AFRL researcher awarded for Harvard University collaboration

Dr. Matthew Dickerson, Laboratory University Collaboration Initiative fellow award recipient, assembles an additive manufacturing system. Dickerson is with the Air Force Research Laboratory’s Materials and Manufacturing Directorate. (Contributed photo)

Dr. Matthew Dickerson, Laboratory University Collaboration Initiative fellow award recipient, assembles an additive manufacturing system. Dickerson is with the Air Force Research Laboratory’s Materials and Manufacturing Directorate. (Contributed photo)

Dr. Matthew Dickerson of the Air Force Research Laboratory Materials and Manufacturing Directorate was recently selected as a Laboratory University Collaboration Initiative fellow.

Ten researchers from across the military service labs receive this award each year. Dickerson, a materials research engineer in the Structural Materials Division, was one of three AFRL selectees chosen. He was selected based on his work in advanced manufacturing science.

In this LUCI project, a group of AFRL researchers led by Dickerson are collaborating with Professor Jennifer Lewis and her laboratory at Harvard University to create a team with expertise in materials and additive manufacturing. The AFRL/Harvard team studies the production of high-temperature resistant and damage-tolerant ceramics that could be used in a wide variety of future concepts, including hypersonic vehicles.

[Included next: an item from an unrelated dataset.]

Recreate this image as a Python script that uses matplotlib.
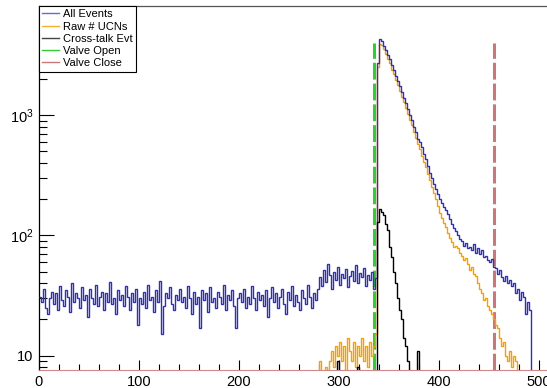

This is the third year for this pilot program designed to foster collaboration between service laboratory researchers and Vannevar Bush Faculty Fellows, who receive Defense Department support to carry out cutting-edge research in areas of critical interest to DOD.

The main objective of the LUCI is to engage leading university scientists and their students, introduce them to the DOD research environment and have them work with top researchers to address long-term basic research needs.

“I am extremely excited to receive this award. The LUCI fellowship is quite competitive and I am flattered to be among the other talented DOD scientists who received the award this year,” said Dickerson. “The LUCI fellowship represents an extraordinary opportunity to team with Professor Lewis, a world leader in additive manufacturing. I cannot wait to see what the AFRL/Harvard team achieves together over the next few years.”

The LUCI fellowship is competitive in that it offers not only funding for DOD lab scientists to conduct revolutionary basic science research but to team with and embed within a Vannevar Bush fellow, who are top scientists in their respective fields.

“The LUCI strives to capitalize on the unrestrained curiosity driven research and innovative spirit of universities by focusing their energy and ideas on defense research,” said Dale Ormond, acting director for the Defense Department’s Basic Research Office.

“We endeavor to realize this innovation through a partnership with a scientist at a DOD research laboratory and one of our current research fellows where the primary goal is to bring better capabilities to the future warfighter, and a secondary goal of introducing young scientists and engineers to our DOD hard problems,” Ormond said.

Dickerson recently received recognition at the Naval Research Laboratory in Arlington, Virginia.